OPINION : ‘Let’s Open Our Borders.’ - By Alexandria Ocasio-Cortez


(Contributor Fallis Gunnington has ceded this column to guest contributor Congresswoman Alexandria Ocasio-Cortez)

When my parents first came to this country, they did it the hard way - covered by false-topped crates in the back of a pickle truck delivering wedges and slices of the beloved vegetable to millions of hearty consumers across the United States.  Once here, they learned English from television and “Flash” comic books in order to assimilate, quickly finding work together in a turpentine factory in Yonkers, New York.  Set aside for the fact that my father consistently told friends that he was : “The Fastest Man Alive,” it was the American Dream writ large.

“Por favor - Donde esta el bano? Soy lleno del frijoles.”

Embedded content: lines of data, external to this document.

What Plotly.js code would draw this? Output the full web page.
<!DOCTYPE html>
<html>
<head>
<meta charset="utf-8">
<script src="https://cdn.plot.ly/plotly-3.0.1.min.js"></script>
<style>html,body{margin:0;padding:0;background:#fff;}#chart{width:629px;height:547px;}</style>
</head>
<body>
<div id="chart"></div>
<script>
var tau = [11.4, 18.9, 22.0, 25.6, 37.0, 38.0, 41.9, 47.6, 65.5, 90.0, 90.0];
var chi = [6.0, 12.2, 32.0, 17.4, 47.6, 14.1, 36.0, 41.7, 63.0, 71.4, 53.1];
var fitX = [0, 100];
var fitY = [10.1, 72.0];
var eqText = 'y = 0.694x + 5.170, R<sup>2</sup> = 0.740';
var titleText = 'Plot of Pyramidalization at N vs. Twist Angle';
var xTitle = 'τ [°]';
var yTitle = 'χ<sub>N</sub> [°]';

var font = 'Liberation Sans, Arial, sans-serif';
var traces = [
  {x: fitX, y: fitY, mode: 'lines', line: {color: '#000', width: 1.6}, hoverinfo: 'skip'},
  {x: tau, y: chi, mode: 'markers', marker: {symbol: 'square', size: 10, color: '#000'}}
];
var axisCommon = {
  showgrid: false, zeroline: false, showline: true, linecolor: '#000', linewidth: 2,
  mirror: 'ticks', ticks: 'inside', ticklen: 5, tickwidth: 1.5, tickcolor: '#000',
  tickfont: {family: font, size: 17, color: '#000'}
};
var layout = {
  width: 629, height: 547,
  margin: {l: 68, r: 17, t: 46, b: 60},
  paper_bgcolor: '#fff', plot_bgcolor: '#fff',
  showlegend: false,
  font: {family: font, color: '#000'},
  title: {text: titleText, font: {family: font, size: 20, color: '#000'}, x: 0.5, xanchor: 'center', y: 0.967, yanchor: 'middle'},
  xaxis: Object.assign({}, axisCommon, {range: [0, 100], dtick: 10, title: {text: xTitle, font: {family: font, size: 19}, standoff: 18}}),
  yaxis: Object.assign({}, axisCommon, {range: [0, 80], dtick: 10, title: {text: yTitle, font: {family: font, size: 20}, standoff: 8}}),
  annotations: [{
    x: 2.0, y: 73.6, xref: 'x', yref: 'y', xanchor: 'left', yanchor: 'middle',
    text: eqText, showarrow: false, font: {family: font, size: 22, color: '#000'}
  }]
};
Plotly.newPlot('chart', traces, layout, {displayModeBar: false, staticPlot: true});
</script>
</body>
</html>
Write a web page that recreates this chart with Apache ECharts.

Now we have a nightmare trying to import itself over that dream.  And it’s name is Donald Trump.  He treats anyone whose skin is darker than a cotton ball as if they were an inhuman monster, seeking to pillage our country’s riches.  In truth it is the so-called “illegal” worker holding together our economy while living in a police-state of constant fear and loathing.  No person is “illegal.”  It is illegal to bribe a Ukranian official to make up dirt on a political opponent.  That’s illegal.  Trump feeds into the unsubstantiated claim that no one else but he and his semi-demented followers believe, that migrant workers and refugees are harmful to America’s culture.  This is a blatant lie.  American “culture” is a mishmash of fat-assed Kardashians, fat-filled fast food, and fat white men on Fox News trying to date-rape the staff in the coffee room.  You can have that culture.  It can only benefit from a festive Quincinera with music by Mana.

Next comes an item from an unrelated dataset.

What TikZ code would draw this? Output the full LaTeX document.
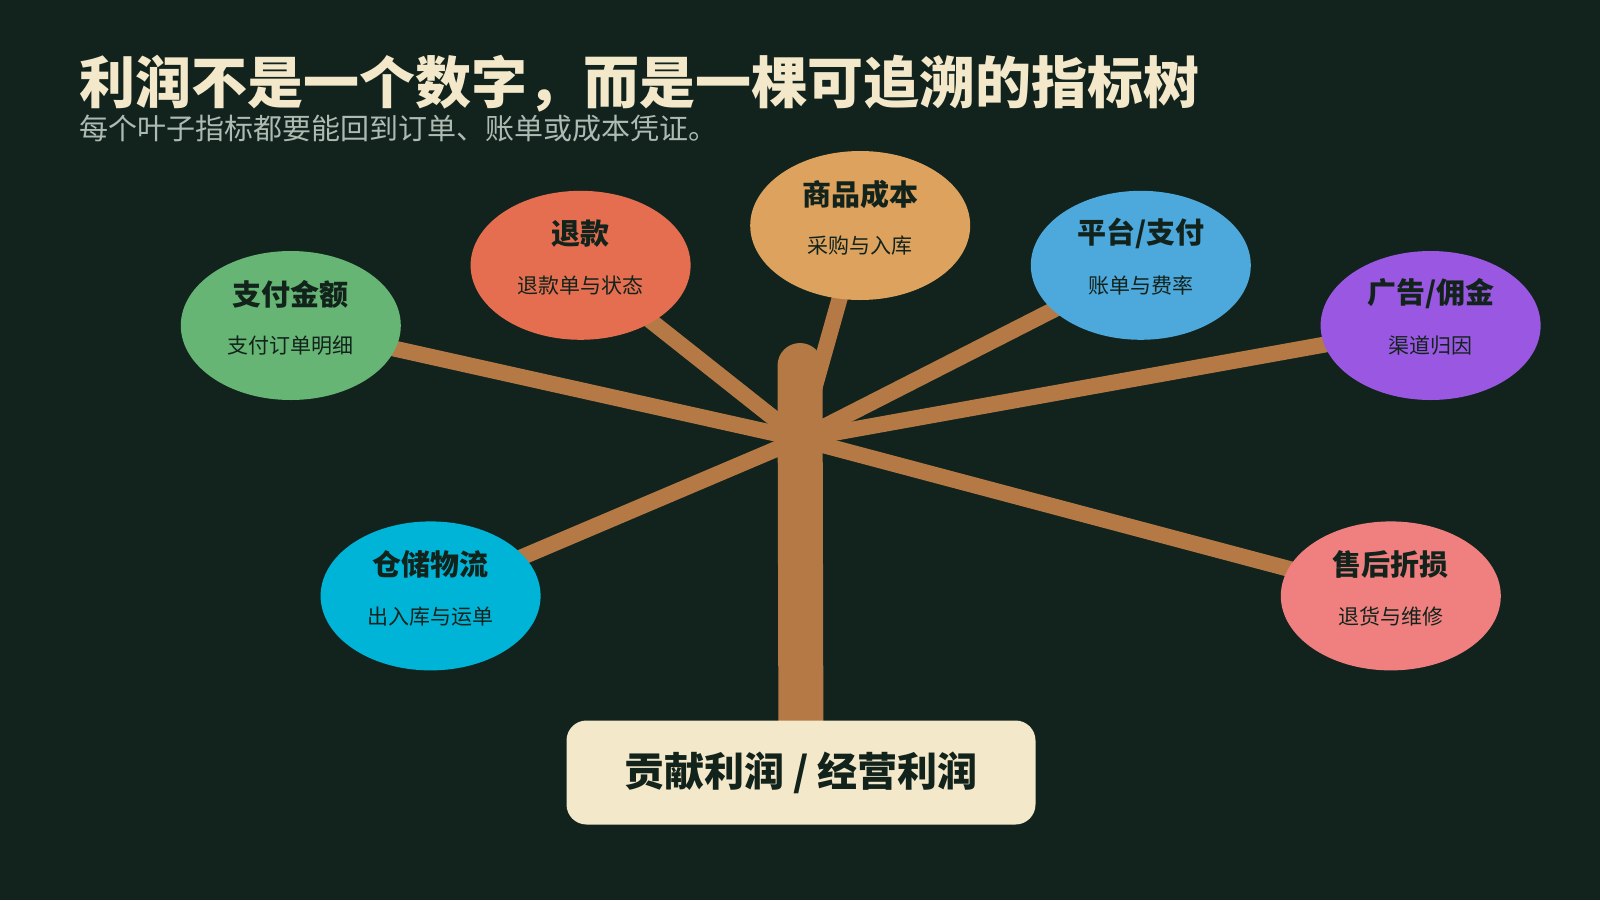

Kind of like a Bon Jovi that looks like Nickleback and sounds like The Outfield. Hey, at least they’re better than goddamn Phil Collins.

Many more of the President’s Fan Club of the Simple are swayed by the pressing fear of the drug trade, with descriptions of heartless cartels making their way across the border disguised as Mariachi bands or hiding cocaine in innocent-looking baby carraiges.  Here’s an idea : Maybe hire border agents that are eagle-eyed enough to recognize a toddler with a full beard cleaning his nails with a switchblade.  How about helping Mexico out with some aid in combatting these cartels before they can even make it here.  Maybe we should be nice to the country that we import huge amounts of oil from.  Or maybe, just maybe, we should, as a country, grow some brains, buy Prius’s, and stick with regular old weed.  Anyone can grow weed.  My friend Randall has a one-bedroom apartment in the Bronx with a whole hydroponic operation in a hall closet.  And he’s not exactly Albert Einstein.  The guy doesn’t drink coffee because he says beans are alive and grinding them up is genocide.

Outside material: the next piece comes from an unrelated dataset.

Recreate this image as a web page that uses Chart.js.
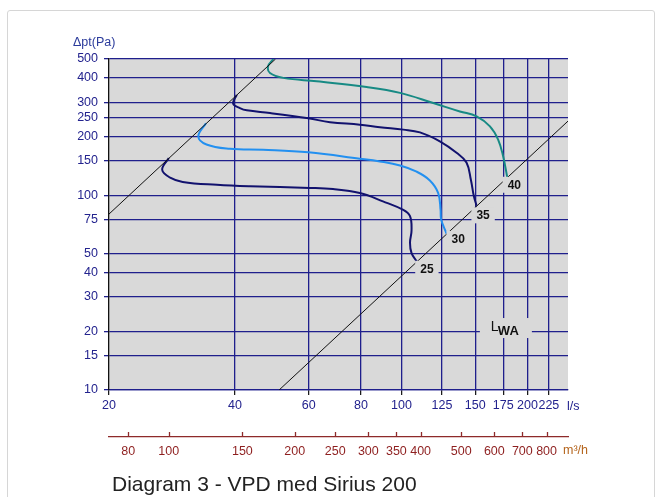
<!DOCTYPE html>
<html><head><meta charset="utf-8">
<script src="https://cdn.jsdelivr.net/npm/chart.js@4.4.1/dist/chart.umd.min.js"></script>
<style>
html,body{margin:0;padding:0;background:#fff;}
#wrap{position:relative;width:663px;height:497px;overflow:hidden;}
#frame{position:absolute;left:7px;top:10px;width:648px;height:520px;border:1px solid #d6d6d6;border-radius:3px;box-sizing:border-box;}
canvas{position:absolute;left:0;top:0;}
#cap{position:absolute;left:112px;top:472px;font:21px "Liberation Sans",Arial,sans-serif;color:#222;white-space:nowrap;line-height:24px;}
</style></head>
<body><div id="wrap"><div id="frame"></div><canvas id="c" width="663" height="497"></canvas><div id="cap">Diagram 3 - VPD med Sirius 200</div></div>
<script>
// ---- data ----
const xTicksLs = [20, 40, 60, 80, 100, 125, 150, 175, 200, 225];
const xTicksM3h = [80, 100, 150, 200, 250, 300, 350, 400, 500, 600, 700, 800];
const yTicksPa = [10, 15, 20, 30, 40, 50, 75, 100, 150, 200, 250, 300, 400, 500];

const curve25Flow = [27.8, 26.8, 28.0, 30.0, 36.2, 43.4, 60.4, 68.6, 79.5, 90.3, 101, 104.8, 105.7, 104.8, 105.7, 108.7];
const curve25Pa   = [155, 135, 123, 117, 113, 111, 109, 107.5, 102.5, 93, 84, 78, 66, 57, 50.4, 45.8];

const curve30Flow = [34.1, 32.7, 34.2, 38.9, 46.7, 59.9, 79.5, 88.8, 99.2, 108.7, 116.9, 122.4, 124, 124.4, 128.1];
const curve30Pa   = [234, 200, 182, 173, 171, 166, 154, 149, 142, 132, 119, 102.5, 84, 75, 63.5];

const curve35Flow = [40.4, 39.6, 41.1, 42.7, 48.5, 59.9, 67.5, 79.5, 88.8, 101, 110.7, 123.5, 135.4, 143, 146.5, 148.9, 151.2];
const curve35Pa   = [327, 295, 280, 272.5, 264, 248, 237, 230, 223, 217, 210, 189, 165, 147, 120, 99, 88.2];

const curve40Flow = [49.4, 48.0, 48.5, 52.2, 62.7, 82.5, 99.2, 119.1, 137.9, 151.2, 162.7, 170.2, 175, 178.9];
const curve40Pa   = [500, 459, 424, 400, 384, 359, 335, 297, 269, 254, 225.5, 193, 158, 124];

const limitLineFlow = [20, 50];
const limitLinePa   = [80, 500];
const soundLineFlow = [51, 250];
const soundLinePa   = [10, 240];

const curveNames = ['25', '30', '35', '40'];
const curveLabelFlow = [115.0, 136.6, 156.7, 186.1];
const curveLabelPa   = [41.9, 59.7, 78.8, 113.1];
const lwaLabelFlow = 177.6;
const lwaLabelPa = 20.8;

// ---- styling ----
const NAVY_GRID = '#1f1f8c';
const NAVY_TEXT = '#23238e';
const RED_TEXT = '#8e1f1f';
const PLOT_BG = '#d9d9d9';
const FONT = '"Liberation Sans", Arial, sans-serif';

function pts(xs, ys) { return xs.map((v, i) => ({ x: v, y: ys[i] })); }

const plotBg = {
  id: 'plotBg',
  beforeDraw(chart) {
    const a = chart.chartArea, c = chart.ctx;
    c.save(); c.fillStyle = PLOT_BG; c.fillRect(a.left, a.top, a.right - a.left, a.bottom - a.top); c.restore();
  }
};

const extras = {
  id: 'extras',
  afterDatasetsDraw(chart) {
    const c = chart.ctx, xs = chart.scales.x, ys = chart.scales.y;
    c.save();
    // curve labels with gray boxes
    c.font = 'bold 12px ' + FONT;
    c.textAlign = 'center'; c.textBaseline = 'middle';
    curveNames.forEach((t, i) => {
      const px = xs.getPixelForValue(curveLabelFlow[i]);
      const py = ys.getPixelForValue(curveLabelPa[i]);
      const w = c.measureText(t).width + 10;
      c.fillStyle = PLOT_BG; c.fillRect(px - w / 2, py - 8, w, 16);
      c.fillStyle = '#111'; c.fillText(t, px, py + 0.5);
    });
    // LWA
    const lx = xs.getPixelForValue(lwaLabelFlow), ly = ys.getPixelForValue(lwaLabelPa);
    c.fillStyle = PLOT_BG; c.fillRect(lx - 26, ly - 10, 52, 20);
    c.fillStyle = '#111';
    c.textAlign = 'left'; c.textBaseline = 'alphabetic';
    c.font = '14px ' + FONT;
    c.fillText('L', lx - 15, ly + 3);
    c.font = 'bold 13px ' + FONT;
    c.fillText('WA', lx - 8, ly + 7);
    c.restore();
  },
  afterDraw(chart) {
    const c = chart.ctx, xs = chart.scales.x, x2 = chart.scales.x2;
    c.save();
    // up-ticks on the m3/h axis
    c.strokeStyle = '#8e2a2a'; c.lineWidth = 1.3;
    xTicksM3h.forEach(v => {
      const px = Math.round(x2.getPixelForValue(v)) + 0.5;
      c.beginPath(); c.moveTo(px, x2.top - 5); c.lineTo(px, x2.top); c.stroke();
    });
    c.textBaseline = 'middle'; c.textAlign = 'left';
    c.font = '12.5px ' + FONT;
    c.fillStyle = '#b5651d';
    c.fillText('m³/h', x2.right - 5, x2.top + 14);
    c.fillStyle = NAVY_TEXT;
    c.fillText('l/s', xs.right - 1, xs.top + 17);
    c.fillStyle = '#2b3b9b';
    c.font = '12.5px ' + FONT;
    c.fillText('Δpt(Pa)', 73, 43);
    c.restore();
  }
};

const ds = (label, data, color, width, tension) => ({
  label, data, borderColor: color, borderWidth: width, pointRadius: 0, tension,
  fill: false, xAxisID: 'x', yAxisID: 'y'
});

new Chart(document.getElementById('c'), {
  type: 'line',
  data: {
    datasets: [
      ds('limit', pts(limitLineFlow, limitLinePa), '#111', 1, 0),
      ds('LWA', pts(soundLineFlow, soundLinePa), '#111', 1, 0),
      ds('25', pts(curve25Flow, curve25Pa), '#12126e', 2, 0.4),
      ds('30', pts(curve30Flow, curve30Pa), '#2390f0', 2, 0.4),
      ds('35', pts(curve35Flow, curve35Pa), '#12126e', 2, 0.4),
      ds('40', pts(curve40Flow, curve40Pa), '#178a84', 2, 0.4)
    ]
  },
  options: {
    responsive: false, animation: false, devicePixelRatio: 1,
    layout: { padding: { left: 0, top: 59, right: 95, bottom: 35 } },
    plugins: { legend: { display: false }, tooltip: { enabled: false }, title: { display: false } },
    scales: {
      x: {
        type: 'logarithmic', position: 'bottom', min: 20, max: 250, weight: 0,
        afterBuildTicks: s => { s.ticks = xTicksLs.map(v => ({ value: v })); },
        afterFit: s => { s.height = 47; },
        ticks: { autoSkip: false, maxRotation: 0, minRotation: 0, padding: 3, color: NAVY_TEXT,
          font: { family: FONT, size: 12.5 }, callback: v => String(v) },
        grid: { color: ctx => (ctx.tick && ctx.tick.value === 20) ? 'rgba(0,0,0,0)' : NAVY_GRID,
          lineWidth: 1.3, tickLength: 5, tickColor: '#111', tickWidth: 1.2 },
        border: { color: NAVY_GRID, width: 1.3 }
      },
      x2: {
        type: 'logarithmic', position: 'bottom', min: 72, max: 900, weight: 1,
        afterBuildTicks: s => { s.ticks = xTicksM3h.map(v => ({ value: v })); },
        afterFit: s => { s.height = 25; },
        ticks: { autoSkip: false, maxRotation: 0, minRotation: 0, padding: 7, color: RED_TEXT,
          font: { family: FONT, size: 12.5 }, callback: v => String(v) },
        grid: { drawOnChartArea: false, drawTicks: false },
        border: { color: '#8e2a2a', width: 1.3 }
      },
      y: {
        type: 'logarithmic', position: 'left', min: 10, max: 500,
        afterBuildTicks: s => { s.ticks = yTicksPa.map(v => ({ value: v })); },
        afterFit: s => { s.width = 109; },
        ticks: { autoSkip: false, padding: 6, color: NAVY_TEXT,
          font: { family: FONT, size: 12.5 }, callback: v => String(v) },
        grid: { color: NAVY_GRID, lineWidth: 1.3, tickLength: 5, tickColor: NAVY_GRID },
        border: { color: '#111', width: 1.3 }
      }
    }
  },
  plugins: [plotBg, extras]
});
</script>
</body></html>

So I say, lets open the border and let our friends pass back and forth as they please.  Plus, bonus, it’ll make it easier for our own citizens to get medical care they can afford since Trump seems to have destroyed the plan we had that was beginning to work, and hasn’t replaced it with anything since.  Lets be the country that opens it’s arms wide for our brethren, and not the country blindly crawling behind a leader that opens his checkbook for porn stars.